The eight-hour surgery took place on November 30, 2022. At 6 a.m., the two friends met in a preoperative area at Tisch Hospital, accompanied by Schneider’s mom, Fernandez’s parents, and Fernandez’s fiancée, Jack O’Dwyer. After they shared a hug, Schneider was wheeled into an operating room and Fernandez walked into the one next door.
Fernandez’s hepatectomy was led by Adam Griesemer, MD, surgical director of the Living Donor Liver Transplant Program. To remove the left lobe of her liver, he used a combination of minimally invasive and open techniques that avoided the need to cut through her abdominal muscles. This approach enables athletic patients like Fernandez, an avid runner, to resume activities sooner. In the adjoining OR, Dr. Halazun carefully removed Schneider’s diseased liver. Then, as Dr. Halazun implanted the donor organ into Schneider’s abdominal cavity, Dr. Griesemer closed Fernandez’s incision. Finally, the two surgeons partnered to complete Schneider’s surgery.
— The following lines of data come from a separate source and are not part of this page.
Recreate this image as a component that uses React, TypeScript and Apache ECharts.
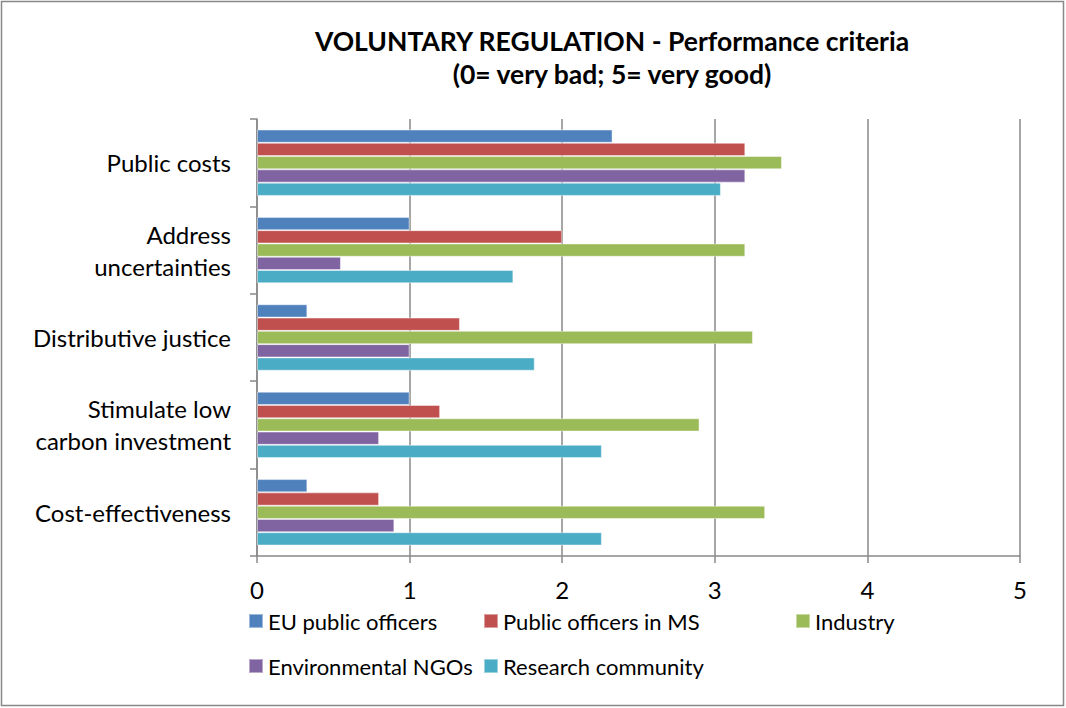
import React, { useEffect, useRef } from "react";
import * as echarts from "echarts";

const categories = [
  "Public costs",
  "Address\nuncertainties",
  "Distributive justice",
  "Stimulate low\ncarbon investment",
  "Cost-effectiveness",
];
const seriesNames = [
  "EU public officers",
  "Public officers in MS",
  "Industry",
  "Environmental NGOs",
  "Research community",
];
const colors = ["#4F81BD", "#C0504D", "#9BBB59", "#8064A2", "#4BACC6"];
const euPublicOfficers = [2.33, 1.0, 0.33, 1.0, 0.33];
const publicOfficersMS = [3.2, 2.0, 1.33, 1.2, 0.8];
const industry = [3.44, 3.2, 3.25, 2.9, 3.33];
const environmentalNGOs = [3.2, 0.55, 1.0, 0.8, 0.9];
const researchCommunity = [3.04, 1.68, 1.82, 2.26, 2.26];
const xTicks = [0, 1, 2, 3, 4, 5];

const seriesValues = [euPublicOfficers, publicOfficersMS, industry, environmentalNGOs, researchCommunity];

const legendPos = [
  { left: 243, top: 605 },
  { left: 478, top: 605 },
  { left: 790, top: 605 },
  { left: 243, top: 650 },
  { left: 478, top: 650 },
];

export default function App() {
  const ref = useRef<HTMLDivElement>(null);
  useEffect(() => {
    const chart = echarts.init(ref.current!, null, { renderer: "svg" });
    const font = "Lato, 'Open Sans', sans-serif";
    chart.setOption({
      animation: false,
      backgroundColor: "#fff",
      textStyle: { fontFamily: font },
      title: {
        text: "VOLUNTARY REGULATION - Performance criteria\n(0= very bad; 5= very good)",
        left: 607,
        textAlign: "center",
        top: 19,
        textStyle: { fontSize: 26.5, fontWeight: "bold", color: "#000", lineHeight: 33, fontFamily: font },
      },
      legend: seriesNames.map((n, i) => ({
        data: [n],
        left: legendPos[i].left,
        top: legendPos[i].top,
        itemWidth: 14,
        itemHeight: 14,
        icon: "rect",
        textStyle: { fontSize: 22, color: "#000", fontFamily: font },
      })),
      grid: { left: 257, right: 46, top: 119, bottom: 152, containLabel: false },
      xAxis: {
        type: "value",
        min: 0,
        max: 5,
        interval: 1,
        axisLine: { show: true, lineStyle: { color: "#888", width: 1.5 } },
        axisTick: { show: true, length: 7, lineStyle: { color: "#888", width: 1.5 } },
        splitLine: { show: true, lineStyle: { color: "#888", width: 1.5 } },
        axisLabel: {
          fontSize: 24,
          color: "#000",
          margin: 21,
          fontFamily: font,
          formatter: (v: number) => (xTicks.includes(v) ? String(v) : ""),
        },
      },
      yAxis: {
        type: "category",
        inverse: true,
        data: categories,
        axisLine: { show: true, lineStyle: { color: "#888", width: 1.5 } },
        axisTick: { show: true, length: 7, lineStyle: { color: "#888", width: 1.5 } },
        axisLabel: { fontSize: 24, color: "#000", margin: 26, lineHeight: 32, fontFamily: font },
      },
      series: seriesNames.map((n, i) => ({
        name: n,
        type: "bar",
        data: seriesValues[i],
        barGap: "0%",
        barCategoryGap: "24%",
        itemStyle: { color: colors[i], borderColor: "rgba(255,255,255,0.45)", borderWidth: 1 },
      })),
      graphic: [
        {
          type: "rect",
          shape: { x: 1.5, y: 1.5, width: 1062, height: 704 },
          style: { fill: "none", stroke: "#888", lineWidth: 1.5 },
          silent: true,
        },
      ],
    });
    return () => chart.dispose();
  }, []);
  return (
    <div
      ref={ref}
      style={{ position: "fixed", left: 0, top: 0, width: 1066, height: 708 }}
    />
  );
}
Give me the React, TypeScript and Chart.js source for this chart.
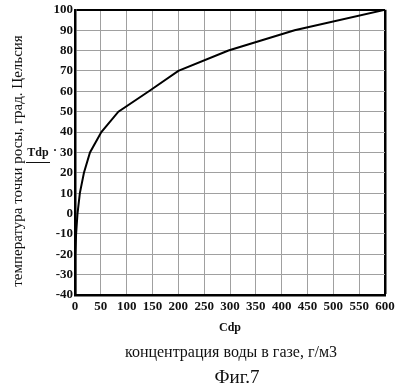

Fernandez went home after four days in the hospital. Within a month, her liver had regenerated, and by eight weeks, she had returned to her job as a cosmetic chemist and to distance running. A year after the surgery, in November 2023, she completed her second New York City Marathon—a race that Dr. Griesemer also entered, inspired by Fernandez’s determination. “She crushed my time,” he says with a laugh. “It was like we were running on different roads.”
For Schneider, the road to recovery was bumpier. A week after the transplant, she developed the first of a series of bowel obstructions, likely due to swelling in old scar tissue. Six months later, she had revision surgery on her ileostomy. Following the procedure, she felt better than she had in years and was able to return to her work in nonprofit finance.
When Fernandez and O’Dwyer married in October 2024, Schneider served as Fernandez’s maid of honor; when Schneider married her fiancé, Sam Carlson, in December 2025, Fernandez and her wife celebrated with them. At 30, both remain in good health, a state that neither takes for granted. “It took Lydia, my family, my wonderful doctors at NYU Langone, and a whole community to get me through this,” says Schneider. “I wouldn’t be here without them.”